Lucifer

General
- Designers: Horst Feistel et al.
- First published: 1971
- Successors: DES

Cipher detail
- Key sizes: 48, 64 or 128 bits
- Block sizes: 48, 32 or 128 bits
- Structure: Substitution–permutation network, Feistel network
- Rounds: 16

= Lucifer (cipher) =

Earliest civilian block ciphers

In cryptography, Lucifer was the name given to several of the earliest civilian block ciphers, developed by Horst Feistel and his colleagues at IBM. Lucifer was a direct precursor to the Data Encryption Standard. One version, alternatively named DTD-1, saw commercial use in the 1970s for electronic banking.

== Overview ==

Lucifer uses a combination of transposition and substitution crypting as a starting point in decoding ciphers. One variant, described by Feistel in 1971, uses a 48-bit key and operates on 48-bit blocks. The cipher is a substitution–permutation network and uses two 4-bit S-boxes. The key selects which S-boxes are used. The patent describes the execution of the cipher operating on 24 bits at a time, and also a sequential version operating on 8 bits at a time. Another variant by John L. Smith from the same year uses a 64-bit key operating on a 32-bit block, using one addition mod 4 and a singular 4-bit S-box. The construction is designed to operate on 4 bits per clock cycle. This may be one of the smallest block-cipher implementations known.
Feistel later described a stronger variant that uses a 128-bit key and operates on 128-bit blocks.

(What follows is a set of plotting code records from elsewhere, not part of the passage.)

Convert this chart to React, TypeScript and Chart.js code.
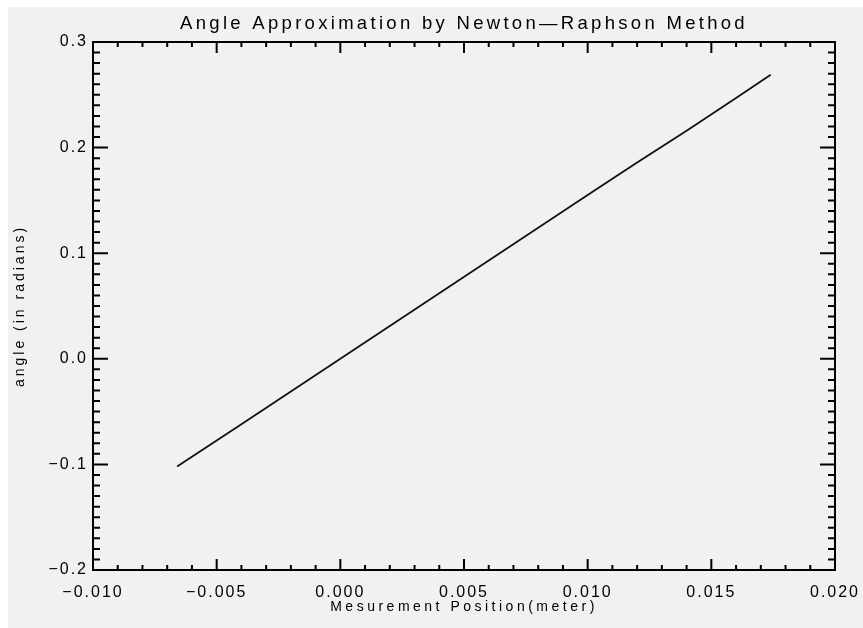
import React, { useEffect, useRef } from "react";
import { Chart, registerables } from "chart.js";

Chart.register(...registerables);

// Data
const positions = [-0.0066, -0.004, -0.002, 0.0, 0.002, 0.004, 0.006, 0.008, 0.01, 0.012, 0.014, 0.016, 0.0174];
const angles = [-0.102, -0.062, -0.031, 0.0, 0.031, 0.062, 0.093, 0.124, 0.155, 0.186, 0.216, 0.247, 0.269];

const xTickValues = [-0.01, -0.005, 0.0, 0.005, 0.01, 0.015, 0.02];
const xTickLabels = ["\u22120.010", "\u22120.005", "0.000", "0.005", "0.010", "0.015", "0.020"];
const yTickValues = [-0.2, -0.1, 0.0, 0.1, 0.2, 0.3];
const yTickLabels = ["\u22120.2", "\u22120.1", "0.0", "0.1", "0.2", "0.3"];
const xMinorPerMajor = 5;
const yMinorPerMajor = 10;

const titleText = "Angle Approximation by Newton\u2014Raphson Method";
const xTitle = "Mesurement Position(meter)";
const yTitle = "angle (in radians)";

const FONT = "'Liberation Sans', Arial, Helvetica, sans-serif";

// give each scale its own letter spacing for labels and title
function spaced(s: any, tickSp: string, titleSp: string) {
  if (s.__spaced) return;
  s.__spaced = true;
  const dl = s.drawLabels.bind(s);
  const dt = s.drawTitle.bind(s);
  s.drawLabels = (a: any) => {
    s.ctx.letterSpacing = tickSp;
    dl(a);
    s.ctx.letterSpacing = "0px";
  };
  s.drawTitle = (a: any) => {
    s.ctx.letterSpacing = titleSp;
    dt(a);
    s.ctx.letterSpacing = "0px";
  };
}

function noEdgePadding(s: any) {
  s.paddingLeft = 0;
  s.paddingRight = 0;
  s.paddingTop = 0;
  s.paddingBottom = 0;
}

const framePlugin = {
  id: "frameTicks",
  afterDatasetsDraw(chart: any) {
    const { ctx, chartArea } = chart;
    const xs = chart.scales.x;
    const ys = chart.scales.y;
    const { left, right, top, bottom } = chartArea;
    ctx.save();
    ctx.strokeStyle = "#000";
    ctx.lineWidth = 2;
    ctx.lineCap = "butt";
    ctx.beginPath();
    ctx.rect(left, top, right - left, bottom - top);
    ctx.stroke();

    for (let i = 0; i < xTickValues.length - 1; i++) {
      const a = xTickValues[i];
      const b = xTickValues[i + 1];
      for (let k = 0; k <= xMinorPerMajor; k++) {
        if (k === xMinorPerMajor && i < xTickValues.length - 2) continue;
        const v = a + ((b - a) * k) / xMinorPerMajor;
        const px = xs.getPixelForValue(v);
        const len = k === 0 || k === xMinorPerMajor ? 11 : 5;
        ctx.beginPath();
        ctx.moveTo(px, bottom);
        ctx.lineTo(px, bottom - len);
        ctx.moveTo(px, top);
        ctx.lineTo(px, top + len);
        ctx.stroke();
      }
    }
    for (let i = 0; i < yTickValues.length - 1; i++) {
      const a = yTickValues[i];
      const b = yTickValues[i + 1];
      for (let k = 0; k <= yMinorPerMajor; k++) {
        if (k === yMinorPerMajor && i < yTickValues.length - 2) continue;
        const v = a + ((b - a) * k) / yMinorPerMajor;
        const py = ys.getPixelForValue(v);
        const len = k === 0 || k === yMinorPerMajor ? 15 : 7;
        ctx.beginPath();
        ctx.moveTo(left, py);
        ctx.lineTo(left + len, py);
        ctx.moveTo(right, py);
        ctx.lineTo(right - len, py);
        ctx.stroke();
      }
    }
    ctx.restore();
  },
};

export default function App() {
  const ref = useRef<HTMLCanvasElement | null>(null);

  useEffect(() => {
    const canvas = ref.current;
    if (!canvas) return;
    const chart = new Chart(canvas, {
      type: "scatter",
      data: {
        datasets: [
          {
            data: positions.map((x, i) => ({ x, y: angles[i] })),
            showLine: true,
            borderColor: "#111",
            borderWidth: 1.8,
            pointRadius: 0,
            fill: false,
            tension: 0,
          },
        ],
      },
      options: {
        animation: false,
        responsive: false,
        maintainAspectRatio: false,
        layout: { padding: { left: 0, right: 28, top: 0, bottom: 0 } },
        plugins: {
          legend: { display: false },
          tooltip: { enabled: false },
          title: { display: false },
        },
        scales: {
          x: {
            type: "linear",
            position: "bottom",
            min: xTickValues[0],
            max: xTickValues[xTickValues.length - 1],
            afterBuildTicks: (s: any) => {
              s.ticks = xTickValues.map((v) => ({ value: v }));
            },
            afterFit: (s: any) => {
              s.height = 58;
              noEdgePadding(s);
              spaced(s, "2px", "3.5px");
            },
            grid: { display: false, drawTicks: false },
            border: { display: false },
            ticks: {
              autoSkip: false,
              maxRotation: 0,
              padding: 12.8,
              color: "#000",
              font: { family: FONT, size: 16 },
              callback: (_v: any, i: number) => xTickLabels[i],
            },
            title: {
              display: true,
              text: xTitle,
              color: "#000",
              font: { family: FONT, size: 14 },
              padding: { top: 0, bottom: 12.6 },
            },
          },
          x2: {
            type: "linear",
            position: "top",
            min: xTickValues[0],
            max: xTickValues[xTickValues.length - 1],
            afterFit: (s: any) => {
              s.height = 35;
              noEdgePadding(s);
              spaced(s, "0px", "3.3px");
            },
            grid: { display: false, drawTicks: false },
            border: { display: false },
            ticks: { display: false },
            title: {
              display: true,
              text: titleText,
              color: "#000",
              font: { family: FONT, size: 18.5 },
              padding: { top: 5.9, bottom: 0 },
            },
          },
          y: {
            type: "linear",
            position: "left",
            min: yTickValues[0],
            max: yTickValues[yTickValues.length - 1],
            afterBuildTicks: (s: any) => {
              s.ticks = yTickValues.map((v) => ({ value: v }));
            },
            afterFit: (s: any) => {
              s.width = 85;
              noEdgePadding(s);
              spaced(s, "2px", "3px");
            },
            grid: { display: false, drawTicks: false },
            border: { display: false },
            ticks: {
              autoSkip: false,
              padding: 5,
              color: "#000",
              font: { family: FONT, size: 16 },
              callback: (_v: any, i: number) => yTickLabels[i],
            },
            title: {
              display: true,
              text: yTitle,
              color: "#000",
              font: { family: FONT, size: 14 },
              padding: { top: 3.6, bottom: 0 },
            },
          },
        },
      },
      plugins: [framePlugin],
    } as any);
    return () => chart.destroy();
  }, []);

  return (
    <div
      style={{
        position: "fixed",
        left: 8,
        top: 7,
        width: 855,
        height: 621,
        background: "#f1f1f1",
      }}
    >
      <canvas ref={ref} width={855} height={621} style={{ width: 855, height: 621, display: "block" }} />
    </div>
  );
}
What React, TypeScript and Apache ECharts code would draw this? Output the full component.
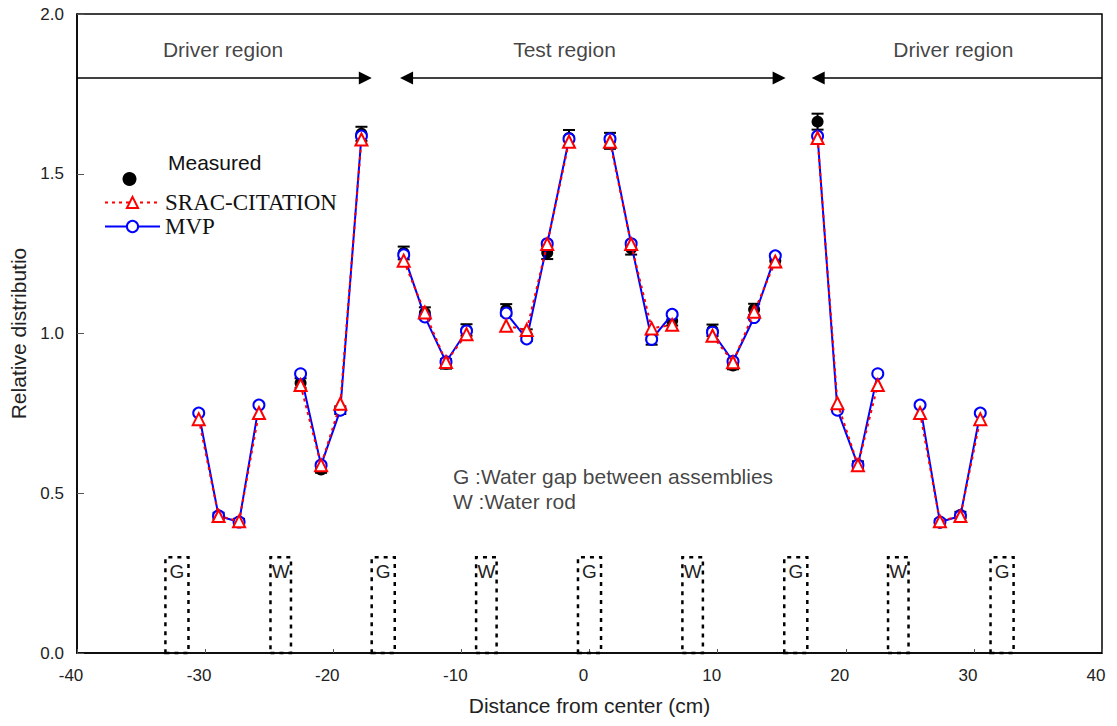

Sorkin (1984) described a later Lucifer as a 16-round Feistel network, also on 128-bit blocks and 128-bit keys. This version is susceptible to differential cryptanalysis; for about half the keys, the cipher can be broken with 2^{36} chosen plaintexts and 2^{36} time complexity.

IBM submitted the Feistel-network version of Lucifer as a candidate for the Data Encryption Standard (compare the more recent AES process). It became the DES after the National Security Agency reduced the cipher's key size to 56 bits, reduced the block size to 64 bits, and made the cipher resistant against differential cryptanalysis, which was at the time known only to IBM and the NSA.

The name "Lucifer" was apparently a pun on "Demon". This was in turn a truncation of "Demonstration", the name for a privacy system Feistel was working on. The operating system used could not handle the longer name.

==Description of the Sorkin variant==
The variant described by Sorkin (1984) has 16 Feistel rounds, like DES, but no initial or final permutations. The key and block sizes are both 128 bits. The Feistel function operates on a 64-bit half-block of data, together with a 64-bit subkey and 8 "interchange control bits" (ICBs). The ICBs control a swapping operation. The 64-bit data block is considered as a series of eight 8-bit bytes, and if the ICB corresponding to a particular byte is zero, the left and right 4-bit halves (nibbles) are swapped. If the ICB is one, the byte is left unchanged. Each byte is then operated on by two 4×4-bit S-boxes, denoted S_{0} and S_{1} — S_{0} operates on the left 4-bit nibble and S_{1} operates on the right. The resultant outputs are concatenated and then combined with the subkey using exclusive or (XOR); this is termed "key interruption". This is followed by a permutation operation in two stages; the first permutes each byte under a fixed permutation. The second stage mixes bits between the bytes.

The key-scheduling algorithm is relatively simple. Initially, the 128 key bits are loaded into a shift register. Each round, the left 64 bits of the register form the subkey, and right eight bits form the ICB bits. After each round, the register is rotated 56 bits to the left.